I will go back to the earlier issue. Is there a connection between what is happening now in Haiti and Voodoo, not simply the ceremony that preceded the Haitian revolt from the French, but what is the present practice?

Forgetting for a moment this question of God's temporal judgment on nations, does Scripture teach that God still judges people who profess to belong to him? Do not baptism and the Supper also function as curse-signs for those who externally take the signs and seals of the covenant while repudiating its terms?

What then is Voodoo? Voodoo is the melding of Roman Catholicism with demonic, African spiritism.

Voodoo finds an analogy in the practices of the people the Assyrians placed in Israel: "They worshiped the LORD, but they also served their own gods in accordance with the customs of the nations from which they had been brought" (2 Kings 17:33). This religious syncretism came about as a result of these pagan's failure to worship Yahweh and after he inflicted severe temporal judgment on them: "When they first lived there, they did not worship the LORD; so he sent lions among them and they killed some of the people" (2 Kings 17:25).

Again, one does not have to embrace the idea that God judges nations today, but surely no Bible-believing Christian would deny that God judges those who take up his name and then live in defiance of his commandments.
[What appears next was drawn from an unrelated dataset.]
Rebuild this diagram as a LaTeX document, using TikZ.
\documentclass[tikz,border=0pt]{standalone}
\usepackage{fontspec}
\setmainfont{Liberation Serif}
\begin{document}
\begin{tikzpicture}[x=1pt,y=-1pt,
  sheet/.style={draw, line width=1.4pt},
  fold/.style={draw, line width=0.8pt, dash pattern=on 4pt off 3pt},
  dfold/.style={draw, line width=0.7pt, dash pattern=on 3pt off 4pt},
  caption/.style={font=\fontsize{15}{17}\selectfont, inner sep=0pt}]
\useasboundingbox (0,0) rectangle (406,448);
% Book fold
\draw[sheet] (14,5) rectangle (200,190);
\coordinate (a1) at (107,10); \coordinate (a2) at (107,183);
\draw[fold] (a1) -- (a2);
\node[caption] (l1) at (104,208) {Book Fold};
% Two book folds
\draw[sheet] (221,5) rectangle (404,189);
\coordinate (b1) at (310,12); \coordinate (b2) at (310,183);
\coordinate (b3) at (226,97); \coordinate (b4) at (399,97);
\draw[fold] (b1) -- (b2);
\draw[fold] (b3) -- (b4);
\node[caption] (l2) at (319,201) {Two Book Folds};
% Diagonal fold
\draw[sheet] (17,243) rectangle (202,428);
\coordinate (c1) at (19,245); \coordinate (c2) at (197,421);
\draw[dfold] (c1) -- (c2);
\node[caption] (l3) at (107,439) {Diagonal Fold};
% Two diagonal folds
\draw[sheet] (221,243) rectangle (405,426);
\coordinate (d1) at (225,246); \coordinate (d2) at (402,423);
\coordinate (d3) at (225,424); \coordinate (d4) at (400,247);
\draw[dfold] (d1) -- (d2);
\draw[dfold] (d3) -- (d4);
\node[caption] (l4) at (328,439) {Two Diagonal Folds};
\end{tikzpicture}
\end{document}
However, when we witness such likely judgments on others, our response must always be humility and self-examination in the face of these things, coupled with reaching out and giving that "cup of cold water" for Jesus' sake (Matthew 10:42; Mark 9:41).
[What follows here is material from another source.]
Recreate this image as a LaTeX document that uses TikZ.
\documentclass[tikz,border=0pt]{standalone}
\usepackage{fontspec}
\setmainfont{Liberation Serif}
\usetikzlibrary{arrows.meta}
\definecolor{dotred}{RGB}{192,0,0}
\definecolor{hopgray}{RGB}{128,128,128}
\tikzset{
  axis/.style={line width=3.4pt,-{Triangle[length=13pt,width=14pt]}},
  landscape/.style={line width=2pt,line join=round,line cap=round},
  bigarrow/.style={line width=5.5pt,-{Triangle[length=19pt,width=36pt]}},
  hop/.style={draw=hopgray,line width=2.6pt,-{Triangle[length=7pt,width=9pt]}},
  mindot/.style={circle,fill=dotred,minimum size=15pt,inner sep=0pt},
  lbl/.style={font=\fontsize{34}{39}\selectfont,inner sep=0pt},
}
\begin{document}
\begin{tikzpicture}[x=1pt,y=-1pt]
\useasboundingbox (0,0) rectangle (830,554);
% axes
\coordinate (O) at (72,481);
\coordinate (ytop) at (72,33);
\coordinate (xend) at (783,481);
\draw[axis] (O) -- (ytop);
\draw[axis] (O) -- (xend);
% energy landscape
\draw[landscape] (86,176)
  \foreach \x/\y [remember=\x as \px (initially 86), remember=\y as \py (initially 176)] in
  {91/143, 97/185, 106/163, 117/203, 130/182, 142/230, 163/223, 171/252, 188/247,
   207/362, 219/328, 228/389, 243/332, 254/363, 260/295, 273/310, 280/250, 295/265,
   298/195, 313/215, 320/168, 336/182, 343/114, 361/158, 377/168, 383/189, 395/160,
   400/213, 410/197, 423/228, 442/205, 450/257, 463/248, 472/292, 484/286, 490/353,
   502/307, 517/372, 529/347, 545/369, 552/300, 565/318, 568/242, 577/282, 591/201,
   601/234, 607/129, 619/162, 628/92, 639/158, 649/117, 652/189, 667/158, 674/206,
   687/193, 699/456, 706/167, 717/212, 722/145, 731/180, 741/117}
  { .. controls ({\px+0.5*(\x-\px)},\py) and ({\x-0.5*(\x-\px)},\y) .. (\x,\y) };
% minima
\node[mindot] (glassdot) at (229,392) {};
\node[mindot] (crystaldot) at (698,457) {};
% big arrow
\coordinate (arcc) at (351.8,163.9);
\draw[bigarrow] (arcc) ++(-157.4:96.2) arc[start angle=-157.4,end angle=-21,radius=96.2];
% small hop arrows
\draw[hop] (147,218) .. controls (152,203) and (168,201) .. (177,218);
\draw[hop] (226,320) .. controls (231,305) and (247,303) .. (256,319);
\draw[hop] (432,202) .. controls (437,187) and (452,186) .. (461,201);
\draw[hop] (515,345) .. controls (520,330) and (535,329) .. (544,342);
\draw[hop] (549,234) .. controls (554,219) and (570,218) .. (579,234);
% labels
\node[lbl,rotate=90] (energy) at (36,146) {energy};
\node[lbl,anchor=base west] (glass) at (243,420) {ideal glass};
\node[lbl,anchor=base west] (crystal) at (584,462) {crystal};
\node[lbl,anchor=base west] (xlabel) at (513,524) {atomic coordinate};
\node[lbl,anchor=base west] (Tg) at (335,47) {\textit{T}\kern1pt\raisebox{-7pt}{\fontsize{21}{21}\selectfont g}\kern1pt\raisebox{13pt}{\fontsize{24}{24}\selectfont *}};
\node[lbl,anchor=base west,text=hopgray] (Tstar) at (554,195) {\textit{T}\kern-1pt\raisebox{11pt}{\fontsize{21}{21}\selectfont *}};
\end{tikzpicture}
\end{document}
When I witness the horrors of Haiti, I am reminded of when Sandy and I drove one of our church vans down into New Orleans and helped haul people out of the Super Dome in the wake of Hurricane Katrina. It was one of the profoundest things we have ever experienced, realizing that our family, congregation and ourselves were no more deserving of God's temporal, conserving grace than were those wretched souls. The people's clothing was soaked with excrement, and one of our passengers told us of the silent, almost catatonic woman sitting there on our back seat: "She came into the Dome Monday night with five children, and she doesn't know what happened to them." It was hellishly terrible, but the situation in Haiti is vastly more dreadful.
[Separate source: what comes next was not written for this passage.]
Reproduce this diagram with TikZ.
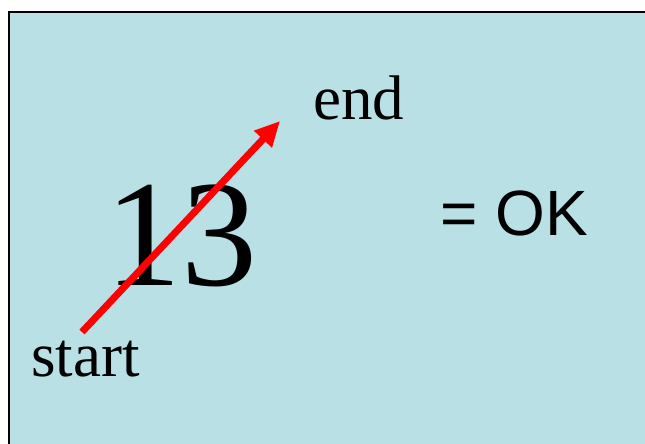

Vastly more dreadful still is the coming judgment on our own nation and all nations as precursors to the Trumpet sound and shout of the Archangel. Is it soon or a few days off (see 2 Peter 3:8-10 where we are told that a thousand years and a day are the same to God)? Only the Lord knows. "The clarion call of New Testament eschatology is to steadfastness until the end within a deceptive and antagonistic environment" (G. C. Berkouwer, The Return of Christ, ed. Marlin J. Van Elderen, trans. James Van Oosterom, Studies in Dogmatics, Grand Rapids: William B. Eerdmans Publishing Company, 1972, p. 250).

May God bless the people of Haiti; it is a land where people have been paid for generations to curse others.